Higher Financing and Tax Charges

Interest expense moved higher due to increased use of the credit facility to fund acquisitions and manage near-term cash flow. Depreciation and tax charges were also elevated, which meant adjusted EPS growth of 7% lagged the 17% rise in EBITDA, an important consideration for investors focused on per‑share outcomes.

Dividend Suspension

The board’s decision to suspend dividends, with the last payment made in September 2025, remains in place and is a clear negative for income-focused shareholders. Management framed the move as a disciplined choice to prioritise reinvestment and acquisitive growth, aiming to compound value rather than distribute it in the near term.
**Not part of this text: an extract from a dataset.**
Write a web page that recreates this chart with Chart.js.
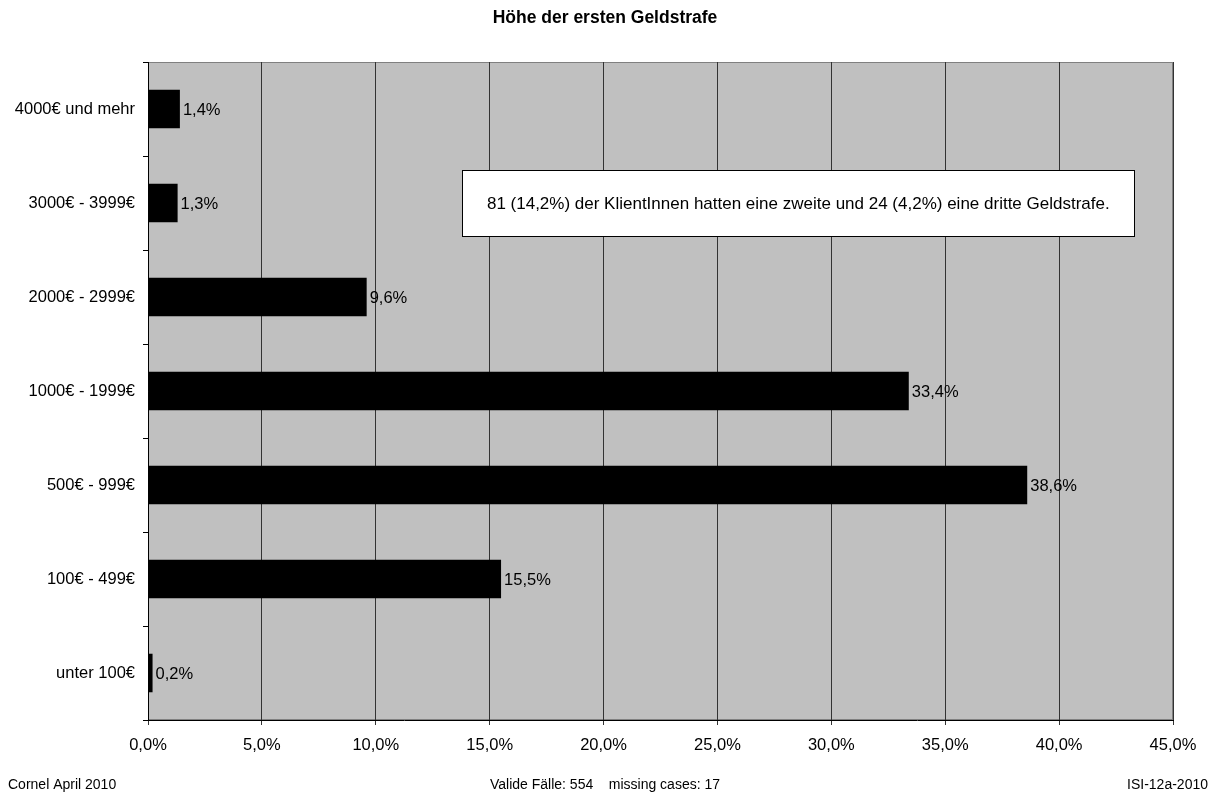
<!DOCTYPE html>
<html>
<head>
<meta charset="utf-8">
<script src="https://cdn.jsdelivr.net/npm/chart.js@4.4.1/dist/chart.umd.min.js"></script>
<style>
  html, body { margin: 0; padding: 0; background: #fff; }
  #wrap { width: 1215px; height: 794px; }
</style>
</head>
<body>
<div id="wrap"><canvas id="chart" width="1215" height="794"></canvas></div>
<script>
// top to bottom, as shown
const categories = ['4000€ und mehr', '3000€ - 3999€', '2000€ - 2999€', '1000€ - 1999€', '500€ - 999€', '100€ - 499€', 'unter 100€'];
const shares = [1.4, 1.3, 9.6, 33.4, 38.6, 15.5, 0.2];
const xTicks = [0, 5, 10, 15, 20, 25, 30, 35, 40, 45];
const xTickLabels = ['0,0%', '5,0%', '10,0%', '15,0%', '20,0%', '25,0%', '30,0%', '35,0%', '40,0%', '45,0%'];

const chartTitle = 'Höhe der ersten Geldstrafe';
const noteText = '81 (14,2%) der KlientInnen hatten eine zweite und 24 (4,2%) eine dritte Geldstrafe.';
const footLeft = 'Cornel April 2010';
const footMid = 'Valide Fälle: 554    missing cases: 17';
const footRight = 'ISI-12a-2010';

const FONT = 'Arial, "Liberation Sans", sans-serif';
const fmt = v => Number(v).toFixed(1).replace('.', ',') + '%';

const plotBg = {
    id: 'plotBg',
    beforeDraw(chart) {
        const { ctx, chartArea: a } = chart;
        ctx.save();
        ctx.fillStyle = '#c0c0c0';
        ctx.fillRect(a.left, a.top, a.right - a.left, a.bottom - a.top);
        ctx.strokeStyle = '#808080';
        ctx.lineWidth = 1;
        ctx.strokeRect(a.left + 0.5, a.top + 0.5, a.right - a.left - 1, a.bottom - a.top - 1);
        ctx.restore();
    }
};

const extras = {
    id: 'extras',
    afterDatasetsDraw(chart) {
        const { ctx } = chart;
        const meta = chart.getDatasetMeta(0);
        ctx.save();
        ctx.font = '16.5px ' + FONT;
        ctx.fillStyle = '#000';
        ctx.textBaseline = 'middle';
        ctx.textAlign = 'left';
        meta.data.forEach((bar, i) => {
            ctx.fillText(fmt(shares[i]), bar.x + 3, Math.round(bar.y) + 1);
        });
        ctx.restore();
    },
    afterDraw(chart) {
        const { ctx } = chart;
        const x = chart.scales.x;
        ctx.save();
        // x tick labels
        ctx.fillStyle = '#000';
        ctx.font = '16.5px ' + FONT;
        ctx.textAlign = 'center';
        ctx.textBaseline = 'middle';
        xTicks.forEach((v, i) => {
            ctx.fillText(xTickLabels[i], x.getPixelForValue(v), chart.chartArea.bottom + 25);
        });
        // note box
        const bx = x.getPixelForValue(13.8), ex = x.getPixelForValue(43.3);
        ctx.fillStyle = '#fff';
        ctx.fillRect(bx, 170, ex - bx, 67);
        ctx.strokeStyle = '#000';
        ctx.lineWidth = 1;
        ctx.strokeRect(Math.round(bx) + 0.5, 170.5, Math.round(ex - bx), 66);
        ctx.fillStyle = '#000';
        ctx.font = '17px ' + FONT;
        ctx.fillText(noteText, (bx + ex) / 2, 204);
        // title
        ctx.font = 'bold 17.5px ' + FONT;
        ctx.fillText(chartTitle, 605, 18);
        // footer
        ctx.font = '14px ' + FONT;
        ctx.textAlign = 'left';
        ctx.fillText(footLeft, 8, 785);
        ctx.textAlign = 'center';
        ctx.fillText(footMid, 605, 785);
        ctx.textAlign = 'right';
        ctx.fillText(footRight, 1208, 785);
        ctx.restore();
    }
};

new Chart(document.getElementById('chart'), {
    type: 'bar',
    data: {
        labels: categories,
        datasets: [{
            data: shares,
            backgroundColor: '#000',
            borderWidth: 0,
            categoryPercentage: 1,
            barPercentage: 0.41
        }]
    },
    options: {
        indexAxis: 'y',
        responsive: false,
        animation: false,
        layout: { padding: { top: 62, right: 42, bottom: 44, left: 0 } },
        plugins: {
            legend: { display: false },
            tooltip: { enabled: false }
        },
        scales: {
            x: {
                min: 0,
                max: 45,
                afterBuildTicks: scale => { scale.ticks = xTicks.map(v => ({ value: v })); },
                afterFit: scale => { scale.height = 30; },
                border: { display: true, color: '#000', width: 1 },
                grid: { color: '#333', lineWidth: 1, tickLength: 5, drawTicks: true },
                ticks: { display: false }
            },
            y: {
                afterFit: scale => { scale.width = 148; },
                border: { display: true, color: '#000', width: 1 },
                grid: { offset: true, drawOnChartArea: false, color: '#000', tickLength: 5 },
                ticks: {
                    color: '#000',
                    font: { family: FONT, size: 16.5 },
                    padding: 8
                }
            }
        }
    },
    plugins: [plotBg, extras]
});
</script>
</body>
</html>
Sector-Specific Challenges and Market Uncertainty

Management acknowledged sector-specific headwinds, including weaker returns in some commodities strategies and parts of private credit. They also pointed to industry-wide structure and liquidity strains, cautioning that these factors could drive variability in near-term distributions even as the broader platform continues to grow.

Forward-Looking Guidance and Outlook

Navigator reiterated that FY26 adjusted EBITDA will likely be lower than FY25 due to softer NGI Strategic investment performance and the risk of weaker second-half profit distributions. Even so, the firm expects NGI Strategic to contribute a larger earnings share, anticipates higher 2026 net inflows from new products and fundraising, and is targeting more than USD 45 billion of high-fee AUM by 2030, supported by its sizable balance sheet and suspended dividends.

Navigator’s earnings call painted a picture of a business with strong underlying momentum but a realistic view of short-term earnings volatility. Revenue, EBITDA and AUM are all climbing, Lighthouse and NGI Strategic remain key profit engines, and the balance sheet is primed for deals, yet investors must weigh these strengths against softer performance fees, higher costs, suspended dividends and guidance for lower EBITDA in FY26.